“Women are multitasking monsters.” It’s one of the statements that stood out to me in a recent NY Times article featuring activist Shannon Watts.
I couldn’t agree more.
Shannon runs Moms Demand Action for Gun Sense in America, an anti-gun violence (not anti-gun) organization, which she formed after the Sandy Hook Elementary School shooting in 2012.
In the article, she journals “a day in the life” and what it takes to keep going.
Strategy, then Execution
In her Monday to Friday summary, Shannon references the stuff that makes up so much of our entrepreneurial lives: connections, podcasts, an assistant (as if…), thick skin, a flimsy dedication to sleep, and wine.
Women are multitasking monsters.
The article reeks of action. No moss growing underfoot. So many times she reports, “...so I pulled out my phone and started making calls.” Not everyone works that way. Not all of us adhere to the adage of, “If there’s a task you can do in less than 10 minutes, do it now.”

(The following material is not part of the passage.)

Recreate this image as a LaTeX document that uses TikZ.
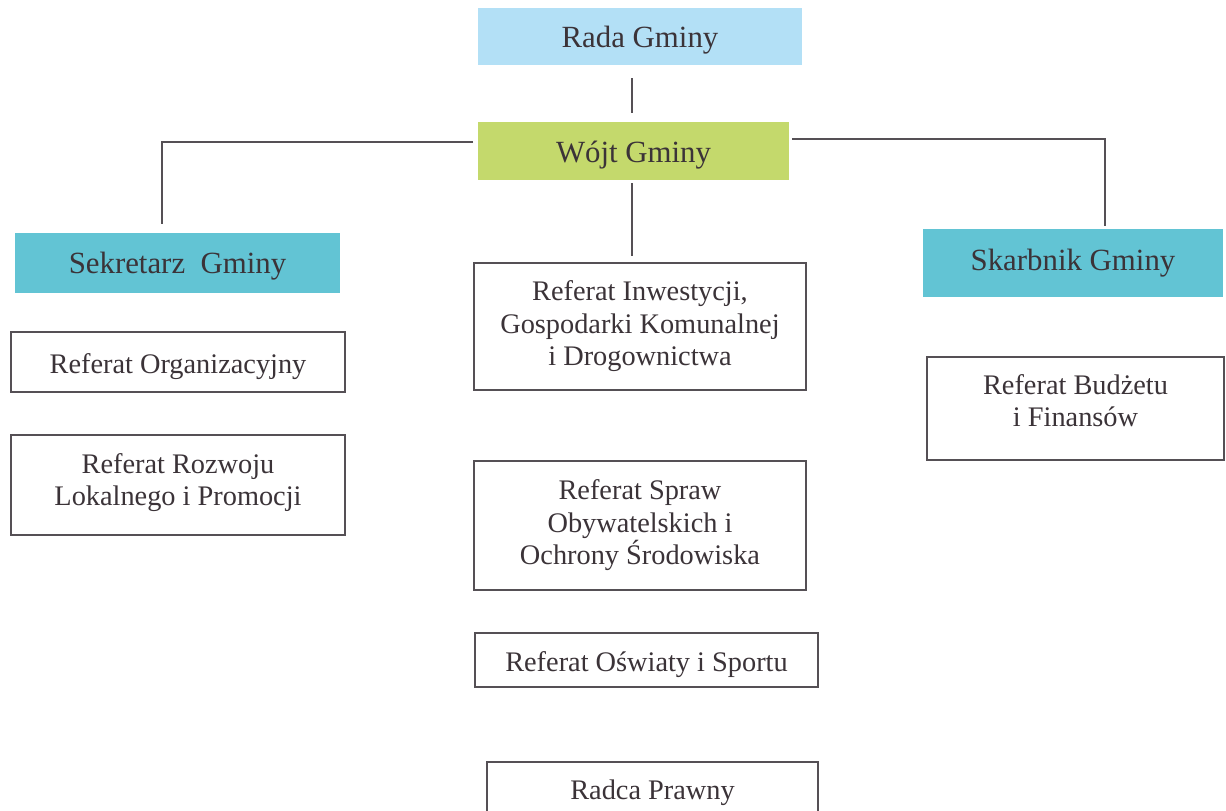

Sometimes the time it takes me to think something through with complete thoroughness means opportunity will pass because some other distraction may get in the way. So, I'm trying to focus, just like we ask our clients to do when it comes to developing strategy before tactics.
Navigating Perceived “Chaos”
Strategy does take time. It requires critical thinking; analysis. It demands patience—when all you really want to do is get down to the business of execution. But, its methodical nature can be the secret ingredient for reaching (and sometimes exceeding) the business goals you’ve set out to achieve.
Hesitancy to take action comes in all different forms… fear of the strategic process, rejection, failure, uncertainty in processes, lack of focus, or simply avoidance of the unknown. While all of those are valid concerns, as Shannon illustrated there can be organization, focus, and forward progress—amid a perceived “chaos.”
Hesitancy to take action comes in all different forms.
We can all find the multitasking monster within.